Ziff Alumni

Four of the managers who started billion-dollar firms since the beginning of last year came out of the Ziff Brothers family office, which managed the wealth of Dirk, Robert and Daniel––scions of William Ziff’s magazine-publishing empire. The brothers began reorganizing how they manage their fortune after several key managers left.

David Fear, who ran the Ziff’s London office, started trading at his Thunderbird Partners this year with $1.5 billion, according to a regulatory filing, and he chose to stop accepting any more money for the time being, said people with knowledge of the firm.
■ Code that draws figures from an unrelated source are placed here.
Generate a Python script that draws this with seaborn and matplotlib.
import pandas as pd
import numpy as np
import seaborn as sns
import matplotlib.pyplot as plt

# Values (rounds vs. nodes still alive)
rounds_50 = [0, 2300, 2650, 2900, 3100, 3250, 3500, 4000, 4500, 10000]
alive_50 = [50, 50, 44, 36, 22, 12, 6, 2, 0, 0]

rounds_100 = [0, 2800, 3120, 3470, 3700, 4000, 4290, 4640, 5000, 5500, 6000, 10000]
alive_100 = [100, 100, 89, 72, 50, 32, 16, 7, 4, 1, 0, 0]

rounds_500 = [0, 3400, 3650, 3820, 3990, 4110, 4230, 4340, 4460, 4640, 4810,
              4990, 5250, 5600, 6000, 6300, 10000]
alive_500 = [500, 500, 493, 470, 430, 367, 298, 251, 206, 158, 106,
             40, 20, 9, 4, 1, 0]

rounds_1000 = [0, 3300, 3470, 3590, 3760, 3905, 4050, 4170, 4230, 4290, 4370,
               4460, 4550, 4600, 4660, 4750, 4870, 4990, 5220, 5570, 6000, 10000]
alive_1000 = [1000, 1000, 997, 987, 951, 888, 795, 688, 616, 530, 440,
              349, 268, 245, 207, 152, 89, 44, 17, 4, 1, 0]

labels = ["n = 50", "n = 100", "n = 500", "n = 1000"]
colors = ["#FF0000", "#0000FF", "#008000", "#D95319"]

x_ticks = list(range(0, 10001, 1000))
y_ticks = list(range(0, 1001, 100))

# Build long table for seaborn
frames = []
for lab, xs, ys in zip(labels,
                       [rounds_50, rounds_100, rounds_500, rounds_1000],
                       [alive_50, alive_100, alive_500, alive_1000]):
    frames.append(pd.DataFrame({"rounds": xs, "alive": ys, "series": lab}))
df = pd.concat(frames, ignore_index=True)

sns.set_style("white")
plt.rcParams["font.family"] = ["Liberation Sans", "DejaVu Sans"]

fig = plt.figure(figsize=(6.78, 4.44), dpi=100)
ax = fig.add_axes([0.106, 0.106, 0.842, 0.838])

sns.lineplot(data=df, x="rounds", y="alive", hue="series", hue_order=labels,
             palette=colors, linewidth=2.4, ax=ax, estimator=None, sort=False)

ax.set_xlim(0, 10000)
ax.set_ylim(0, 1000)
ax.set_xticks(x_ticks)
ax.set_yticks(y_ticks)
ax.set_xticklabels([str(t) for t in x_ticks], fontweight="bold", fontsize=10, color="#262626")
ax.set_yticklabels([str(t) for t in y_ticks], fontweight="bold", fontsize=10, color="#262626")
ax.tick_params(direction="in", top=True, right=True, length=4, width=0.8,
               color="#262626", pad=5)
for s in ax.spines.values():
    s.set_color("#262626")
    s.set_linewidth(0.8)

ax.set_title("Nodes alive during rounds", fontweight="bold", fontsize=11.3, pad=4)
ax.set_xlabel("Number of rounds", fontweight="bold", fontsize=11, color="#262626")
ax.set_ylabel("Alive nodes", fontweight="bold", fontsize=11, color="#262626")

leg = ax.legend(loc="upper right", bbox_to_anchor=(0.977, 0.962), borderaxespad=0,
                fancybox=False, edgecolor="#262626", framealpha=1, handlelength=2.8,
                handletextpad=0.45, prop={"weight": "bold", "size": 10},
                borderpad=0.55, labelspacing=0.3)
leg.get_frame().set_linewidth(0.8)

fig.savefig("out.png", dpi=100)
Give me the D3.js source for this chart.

His investors include the Ziff brothers, the University of Texas endowment and Charlottesville, Virginia- based Investure, an endowment money manager, according to the people, who asked not to be named because the firm is private.

Soros Check

Isaac Corre is getting at least one big check from a large investor. He’s opening his New York-based Governors Lane to focus on event-driven investing in the next few months. George Soros’s family office is putting in as much as $500 million, according to people familiar with the firm. Corre comes from Eton Park Capital Management, the hedge fund firm run by Eric Mindich, who himself was among the biggest startups ever, amassing $3.5 billion out of the gate in 2004.

Bankers expect that Rokos, who generated more than $4 billion as a trader at Brevan Howard, will raise billions when he starts his own firm later this year. Rokos recently settled a legal battle with his former boss, Alan Howard, over whether he could manage money for outside clients before 2018. As part of their settlement, Brevan, which posted its first loss last year, will have a financial interest in the yet-unnamed firm.

Some of the managers have come out of successful firms that limit the amount of money they take in, helping to spur interest in their alumni. Cederholm focused on fixed income and distressed investments at Elliott, which only periodically opens for new investments.

Lion Point

Cederholm is starting Lion Point Capital next month, according to a filing with the Securities and Exchange Commission. The firm will focus on buying and selling stocks, bonds, bank loans and other securities of companies going through corporate events including bankruptcies and restructurings.

Himanshu Gulati, who spent nine years at Perry Capital, is starting a competing distressed credit fund in New York in July. It will begin with around $1 billion with a seed investment from Man Group Plc’s GLG unit, according to a person familiar with the fund.